I see... but from a user-perspective it's quick to write something like subdf[] <- lapply(subdf,function(x) if(is.factor(x)) factor(x) else x) ...Is drop.levels() much more efficient computationally or better with large data sets? (One would have to rewrite the line above in a for-loop for a huge data frame, I suppose.)
medriscoll almost 15 years

Thanks Stephen & Dirk - I'm giving this one the thumbs up for the caes of one factor, but hopefully folks will read these comments for your suggestions on cleaning up an entire data frame of factors.
daroczig over 13 years

The reorder parameter of the drop.levels function is worth mentioning: if you have to preserve the original order of your factors, use it with FALSE value.
Johan about 10 years

As a side-effect the function converts the data frame to a list, so the mydf <- droplevels(mydf) solution suggested by Roman Luštrik and Tommy O'Dell below is preferable.
Matt Bannert about 10 years

What also might be noteworthy: rlm really goes wrong when your data.frame contains factors which contain levels with no data. You'll get an error: singular fits are not implemented in 'rlm' . Most of the time your matrix is not singular, it's just exactly this problem.
Mars over 8 years

An advantage of this method over using factor() is that it's not necessary to modify the original dataframe or create a new persistent dataframe.

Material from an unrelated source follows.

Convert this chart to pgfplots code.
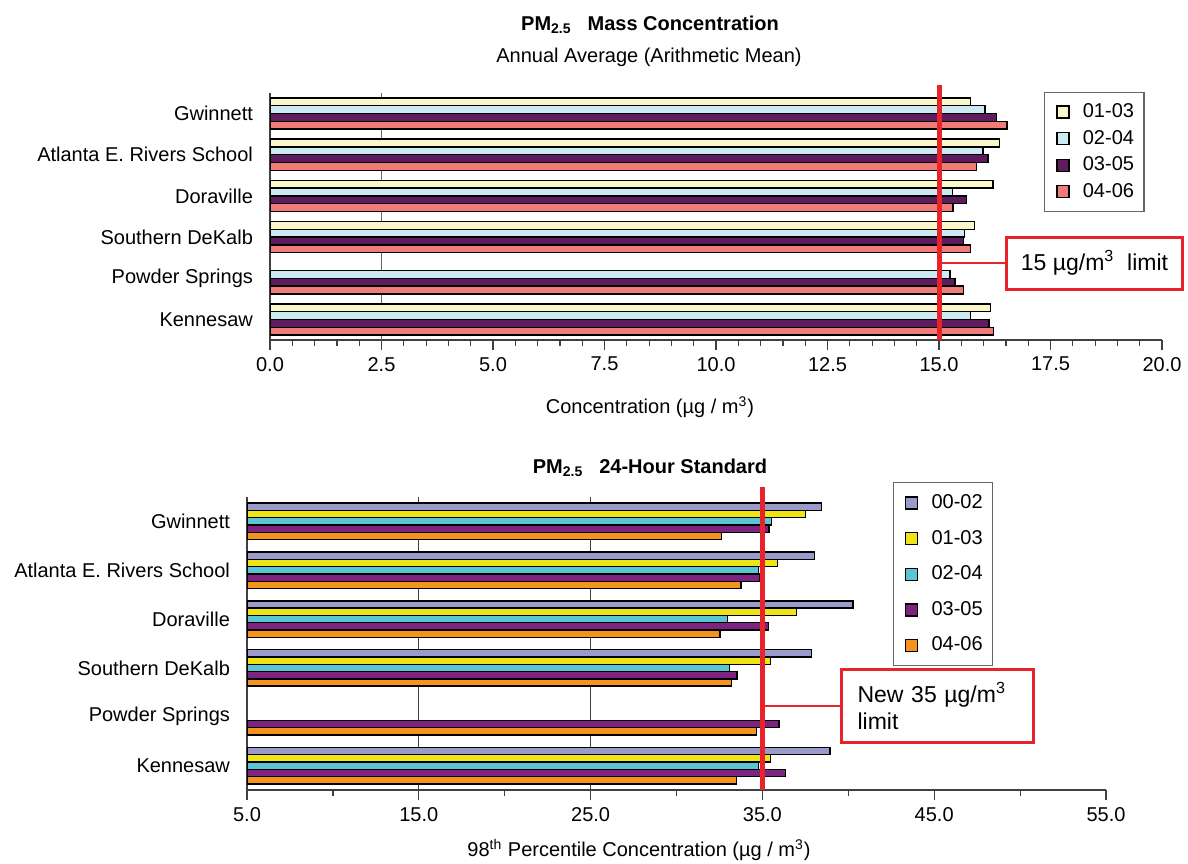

I can wrap droplevels around a subsetted dataframe and use it as the data argument to a lattice function, and groups will be handled correctly.
David Arenburg over 8 years

I think the data.table way would be something like for (j in names(DT)[sapply(DT, is.factor)]) set(DT, j = j, value = factor(DT[[j]]))
webelo almost 8 years

Also: this method does preserve the ordering of the variable.
Meep almost 8 years

I've noticed that if I have an NA level in my factor (a genuine NA level), it is dropped by dropped levels, even if the NAs are present.
jangorecki over 7 years

@DavidArenburg it doesn't change much here as we call [.data.table only once
Vrokipal about 6 years

Using gdata for just drop.levels yields "gdata: read.xls support for 'XLS' (Excel 97-2004) files ENABLED." "gdata: Unable to load perl libaries needed by read.xls()" "gdata: to support 'XLSX' (Excel 2007+) files." "gdata: Run the function 'installXLSXsupport()'" "gdata: to automatically download and install the perl". Use droplevels from baseR (stackoverflow.com/a/17218028/9295807)
Dirk Eddelbuettel about 6 years

Stuff happens over time. You are commenting on an answer I wrote nine years ago. So let's take this as a hint to generally prefer base R solutions as those are the ones using functionality that is still going to be around N years from now.
David Arenburg over 5 years

Ha, after all these years I didn't know there is a `[.factor` method that has a drop argument and you've posted this in 2009...
David Arenburg over 5 years

This is a dupe of this answer that was posted 5 years earlier.
Gregor Thomas over 5 years

I mean, factor(as.chracter(...)) works, but just less efficiently and succinctly than factor(...). Seems strictly worse than the other answers.